Always optimize PNG files with PNGOUT. PNGOUT has command line and Windows GUI versions, as well as a plug-in for the very popular freeware image conversion utility Irfanview. Brief tests I performed shows that PNGOUT does a better optimization job than Adobe ImageReady.
A few other freeware PNG optimization tools were mentioned in Jeff’s comments: PNGOptimizer, PNGCrush, PNGQuant, PNGNQ, OptiPNG and AdvPNG (programmers sure do love to reinvent the wheel :) ). PNGOUT is thought to be the best, but I’d like to see a benchmark comparison of all of them.
One anonymous commenter at Jeff’s blog left:
One factor in all of this is the deflate implementation used. OptiPNG uses the standard zlib library while PNGOUT uses Ken Silverman’s proprietary but available-for-free deflate implementation.
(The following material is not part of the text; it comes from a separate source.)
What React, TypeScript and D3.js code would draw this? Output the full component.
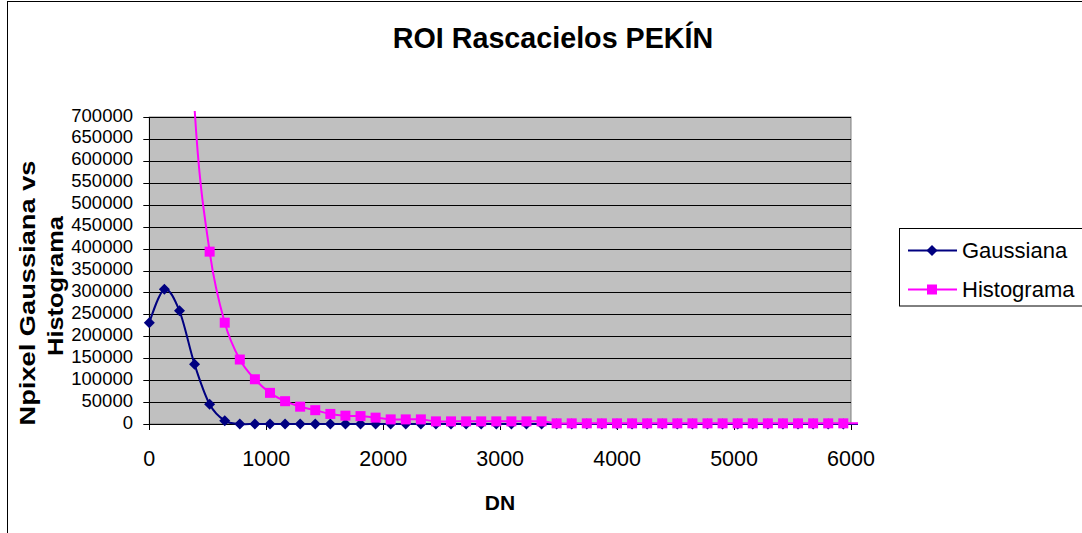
import React from "react";
import * as d3 from "d3";

const dn = [0, 129, 258, 387, 516, 645, 774, 903, 1032, 1161, 1290, 1419, 1548, 1677, 1806, 1935, 2064, 2193, 2322, 2451, 2580, 2709, 2838, 2967, 3096, 3225, 3354, 3483, 3612, 3741, 3870, 3999, 4128, 4257, 4386, 4515, 4644, 4773, 4902, 5031, 5160, 5289, 5418, 5547, 5676, 5805, 5934, 6063];
const gaussiana = [231000, 307000, 258000, 136000, 45000, 7600, 0, 0, 0, 0, 0, 0, 0, 0, 0, 0, 0, 0, 0, 0, 0, 0, 0, 0, 0, 0, 0, 0, 0, 0, 0, 0, 0, 0, 0, 0, 0, 0, 0, 0, 0, 0, 0, 0, 0, 0, 0, 0];
const histograma = [2500000, 2200000, 1500000, 720000, 393000, 231000, 147000, 102000, 71000, 52000, 39500, 31500, 23000, 19000, 18000, 14500, 10500, 10500, 10500, 6000, 6000, 6000, 6000, 6000, 6000, 6000, 6000, 1500, 1500, 1500, 1500, 1500, 1500, 1500, 1500, 1500, 1500, 1500, 1500, 1500, 1500, 1500, 1500, 1500, 1500, 1500, 1500, 1500];
const yTicks = [0, 50000, 100000, 150000, 200000, 250000, 300000, 350000, 400000, 450000, 500000, 550000, 600000, 650000, 700000];
const xTicks = [0, 1000, 2000, 3000, 4000, 5000, 6000];
const seriesNames = ["Gaussiana", "Histograma"];
const title = "ROI Rascacielos PEKÍN";
const xTitle = "DN";
const yTitle = ["Npixel Gaussiana vs", "Histograma"];

const FONT = "'Liberation Sans', Arial, Helvetica, sans-serif";

export default function App() {
  const x = d3.scaleLinear().domain([0, 6000]).range([149.3, 851]);
  const y = d3.scaleLinear().domain([0, 700000]).range([424, 117]);
  const [x0, x1] = x.range();
  const [yb, yt] = y.range();

  const line = d3
    .line<[number, number]>()
    .x((d) => x(d[0]))
    .y((d) => y(d[1]))
    .curve(d3.curveCatmullRom.alpha(0));

  const gPts: [number, number][] = dn.map((d, i) => [d, gaussiana[i]]);
  const hPts: [number, number][] = dn.map((d, i) => [d, histograma[i]]);
  const visible = (p: [number, number]) => p[0] <= 6000 && p[1] <= 700000;

  const diamond = (cx: number, cy: number, r: number) =>
    `M${cx},${cy - r}L${cx + r},${cy}L${cx},${cy + r}L${cx - r},${cy}Z`;

  const navy = "#000080";
  const pink = "#FF00FF";

  return (
    <svg
      width={1082}
      height={533}
      style={{ position: "absolute", left: 0, top: 0, background: "#fff" }}
      fontFamily={FONT}
    >
      <defs>
        <clipPath id="lineclip">
          <rect x={x0 - 6} y={yt - 6} width={x1 - x0 + 13} height={yb - yt + 12} />
        </clipPath>
      </defs>
      {/* chart border */}
      <rect x={7.5} y={1.5} width={1092} height={540} fill="#fff" stroke="#000" strokeWidth={1} />
      {/* title */}
      <text x={553} y={48} textAnchor="middle" fontSize={28.7} fontWeight="bold">
        {title}
      </text>
      {/* plot area */}
      <rect x={x0} y={yt} width={x1 - x0} height={yb - yt} fill="#C0C0C0" stroke="#808080" strokeWidth={1} />
      {yTicks.filter((t) => t > 0).map((t) => (
        <line key={"g" + t} x1={x0} x2={x1} y1={Math.round(y(t)) + 0.5} y2={Math.round(y(t)) + 0.5} stroke="#000" strokeWidth={1} />
      ))}
      {/* y axis */}
      <line x1={Math.round(x0) + 0.5} x2={Math.round(x0) + 0.5} y1={yt} y2={yb} stroke="#000" />
      {yTicks.map((t) => (
        <g key={"y" + t}>
          <line x1={x0 - 6} x2={x0} y1={Math.round(y(t)) + 0.5} y2={Math.round(y(t)) + 0.5} stroke="#000" />
          <text x={133} y={y(t) + 4.5} textAnchor="end" fontSize={18.5}>
            {t}
          </text>
        </g>
      ))}
      {/* x axis */}
      <line x1={x0} x2={x1} y1={Math.round(yb) + 0.5} y2={Math.round(yb) + 0.5} stroke="#000" />
      {xTicks.map((t) => (
        <g key={"x" + t}>
          <line x1={Math.round(x(t)) + 0.5} x2={Math.round(x(t)) + 0.5} y1={yb} y2={yb + 6} stroke="#000" />
          <text x={x(t)} y={466} textAnchor="middle" fontSize={21.5}>
            {t}
          </text>
        </g>
      ))}
      {/* axis titles */}
      <text x={500} y={510} textAnchor="middle" fontSize={21} fontWeight="bold">
        {xTitle}
      </text>
      <text
        transform="translate(35,293) rotate(-90)"
        textAnchor="middle"
        fontSize={22}
        fontWeight="bold"
        textLength={265}
        lengthAdjust="spacingAndGlyphs"
      >
        {yTitle[0]}
      </text>
      <text
        transform="translate(63,286) rotate(-90)"
        textAnchor="middle"
        fontSize={22}
        fontWeight="bold"
        textLength={140}
        lengthAdjust="spacingAndGlyphs"
      >
        {yTitle[1]}
      </text>
      {/* series */}
      <g clipPath="url(#lineclip)">
        <path d={line(gPts) || ""} fill="none" stroke={navy} strokeWidth={2} />
      </g>
      {gPts.filter(visible).map((p, i) => (
        <path key={"gd" + i} d={diamond(x(p[0]), y(p[1]), 5.5)} fill={navy} />
      ))}
      <g clipPath="url(#lineclip)">
        <path d={line(hPts) || ""} fill="none" stroke={pink} strokeWidth={2} />
      </g>
      {hPts.filter(visible).map((p, i) => (
        <rect key={"hs" + i} x={x(p[0]) - 5} y={y(p[1]) - 5} width={10} height={10} fill={pink} />
      ))}
      {/* legend */}
      <rect x={899.5} y={228.5} width={190} height={77.5} fill="#fff" stroke="#000" />
      <line x1={908} x2={957} y1={250.5} y2={250.5} stroke={navy} strokeWidth={2} />
      <path d={diamond(932, 250.5, 5.5)} fill={navy} />
      <text x={962} y={258} fontSize={22}>
        {seriesNames[0]}
      </text>
      <line x1={908} x2={957} y1={289.5} y2={289.5} stroke={pink} strokeWidth={2} />
      <rect x={927} y={284.5} width={10} height={10} fill={pink} />
      <text x={962} y={297} fontSize={22}>
        {seriesNames[1]}
      </text>
    </svg>
  );
}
AdvPNG let’s you recompress the file with 7-Zip’s deflate implementation which is on par with Silverman’s deflate, and it’s open source. It’s best to run AdvPNG after running it through a png optimizer like OptiPNG or PNGOUT.
There’s also the possibility of lossly compressing pngs with PNGNQ (Linux/Mac) or PNGQuant (Cross platform). PNGNQ will give you the best file sizes out of all the utilities mentioned at the cost of a little bit of color information.